Can you post a screenshot of the data model in your app?

-Rob

SRT10
Contributor III
Contributor III
Author

Server is dedicated to Qlikview reload tasks/QMC. There are many extracts which runs on daily basis.

Usage is at bit higher side.

I have managed to use your code and it has worked for me.
What I have done -
In my extract I have loaded data from various sources in optimised format without generating RecNo() as RecId  column.

There was a comment by @marcus_sommer  where he said that "Only if you load a single table within a script you will load THIS table. If there are more loadings the loads may effect on each other."

Further while refreshing dashboard which is following the above one. Performed a binary load and then have added block of code suggested by you and derived RecId column as advised by you.

This block runs only once each time while reloading dashboard. Its pretty quick and gets completed in few mins not in seconds though.

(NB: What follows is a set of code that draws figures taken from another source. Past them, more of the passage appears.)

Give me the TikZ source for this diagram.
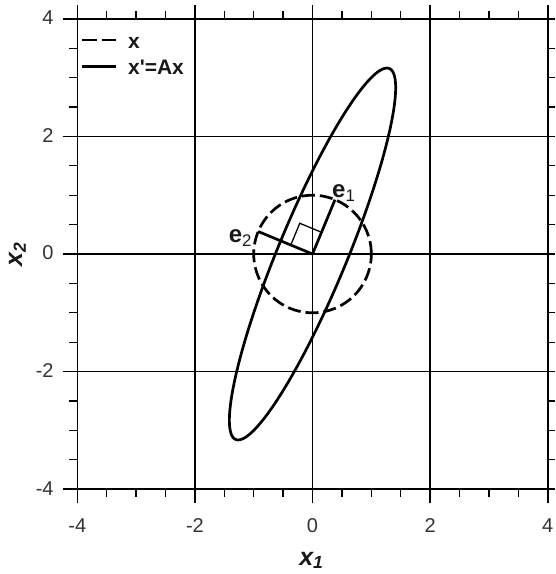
\documentclass[tikz,border=0pt]{standalone}
\usepackage{fontspec}
\setmainfont{Liberation Sans}
\usetikzlibrary{positioning}

\begin{document}
\begin{tikzpicture}[x=58.8pt, y=58.8pt,
        gridline/.style={draw=black, line width=1.3pt},
        frameline/.style={draw=black, line width=1.6pt},
        minortick/.style={draw=black, line width=1.3pt},
        curve/.style={draw=black, line width=2.7pt},
        dashcurve/.style={curve, dash pattern=on 13pt off 5pt},
        vec/.style={draw=black, line width=2.7pt},
        sqline/.style={draw=black, line width=1.3pt},
        ticklabel/.style={font=\fontsize{20}{24}\selectfont, text=black!80, inner sep=0pt},
        legendtext/.style={font=\fontsize{21}{25}\selectfont\bfseries, text=black!90, inner sep=0pt},
        elabel/.style={font=\fontsize{24}{28}\selectfont, text=black!90, inner sep=0pt},
        axistitle/.style={font=\fontsize{25}{30}\selectfont\bfseries\itshape, text=black!90, inner sep=0pt}]

        \useasboundingbox (-5.315,-5.442) rectangle (4.124,4.320);

        % grid and major ticks
        \foreach \v in {-2,0,2} {
            \draw [gridline] (\v,-4.24) -- (\v,4.24);
            \draw [gridline] (-4.25,\v) -- (4.124,\v);
        }
        \draw [frameline] (-4,-4.24) -- (-4,4.24);
        \draw [frameline] (4,-4.24) -- (4,4.24);
        \draw [frameline] (-4.25,-4) -- (4.124,-4);
        \draw [frameline] (-4.25,4) -- (4.124,4);

        % minor ticks
        \foreach \v in {-3.5,-3,-2.5,-1.5,-1,-0.5,0.5,1,1.5,2.5,3,3.5} {
            \draw [minortick] (\v,-4) -- (\v,-4.136);
            \draw [minortick] (\v,4) -- (\v,4.136);
            \draw [minortick] (-4,\v) -- (-4.136,\v);
            \draw [minortick] (4,\v) -- (4.124,\v);
        }

        \foreach \v [count=\i] in {-4,-2,0,2,4} {
            \node [ticklabel, anchor=base] (xt\i) at (\v,-4.73) {\v};
            \node [ticklabel, anchor=base east] (yt\i) at (-4.40,\v-0.10) {\v};
        }
        \node [axistitle, anchor=base] (xtitle) at (-0.02,-5.29) {x\textsubscript{1}};
        \node [axistitle, rotate=90, anchor=base] (ytitle) at (-4.94,0) {x\textsubscript{2}};

        % x' = A x  with A = [1 1; 1 3]
        \draw [curve] plot [domain=0:360, samples=181] ({cos(\x)+sin(\x)}, {cos(\x)+3*sin(\x)}) -- cycle;
        \draw [dashcurve] (0,0) circle [radius=1];

        \coordinate (o) at (0,0);
        \coordinate (e1) at (67.5:1);
        \coordinate (e2) at (157.5:1);
        \draw [vec] (o) -- (e1);
        \draw [vec] (o) -- (e2);
        \draw [sqline, rotate=67.5] (0.4,0) -- (0.4,0.4) -- (0,0.4);
        \node [elabel, above right=-2pt and -3pt of e1] (e1lab) {\textbf{e}\textsubscript{1}};
        \node [elabel, left=6pt of e2, yshift=-6.5pt] (e2lab) {\textbf{e}\textsubscript{2}};

        % legend
        \coordinate (la1) at (-3.915,3.64);
        \coordinate (la2) at (-3.347,3.64);
        \draw [curve, dash pattern=on 14.5pt off 5pt] (la1) -- (la2);
        \node [legendtext, anchor=base west] (lx) at (-3.14,3.50) {x};
        \coordinate (lb1) at (-3.915,3.19);
        \coordinate (lb2) at (-3.347,3.19);
        \draw [curve] (lb1) -- (lb2);
        \node [legendtext, anchor=base west] (lax) at (-3.14,3.056) {x\textquotesingle=Ax};
    \end{tikzpicture}
\end{document}
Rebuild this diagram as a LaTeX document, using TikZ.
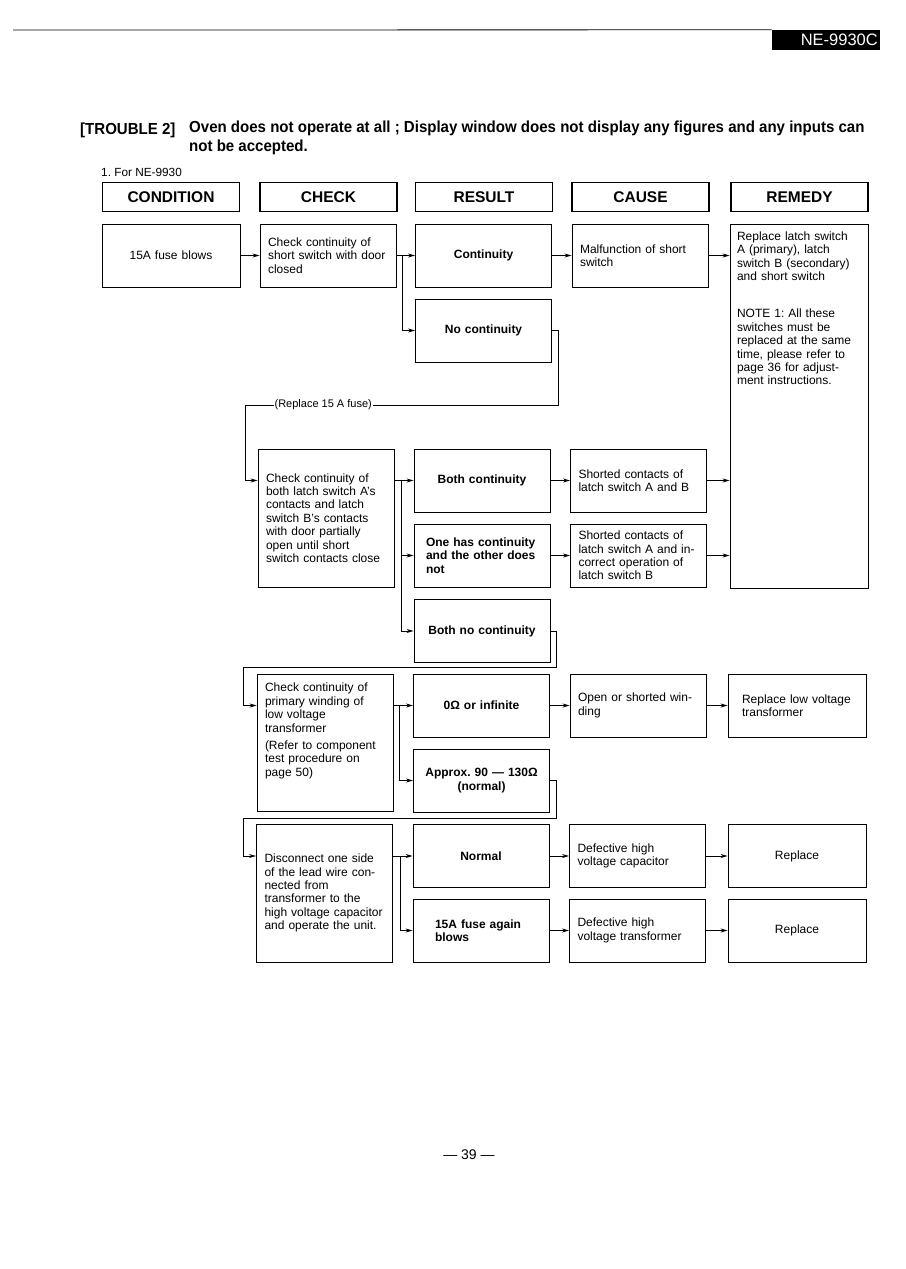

One more question, are there any chance to miss any record if we are using RecNo() instead of RowNo(). I observed that RowNo() is very slow..

 

Does RecId guarantees to return sequential integers .

 

My Code - 

Binary [Report.qvw];

Data2:
NoConcatenate
LOAD *, RecNo() as Sequence Resident Data; // Data table is from binary load
Drop Table Data2;
Rename table Data2 to Data;

What do you think @rwunderlich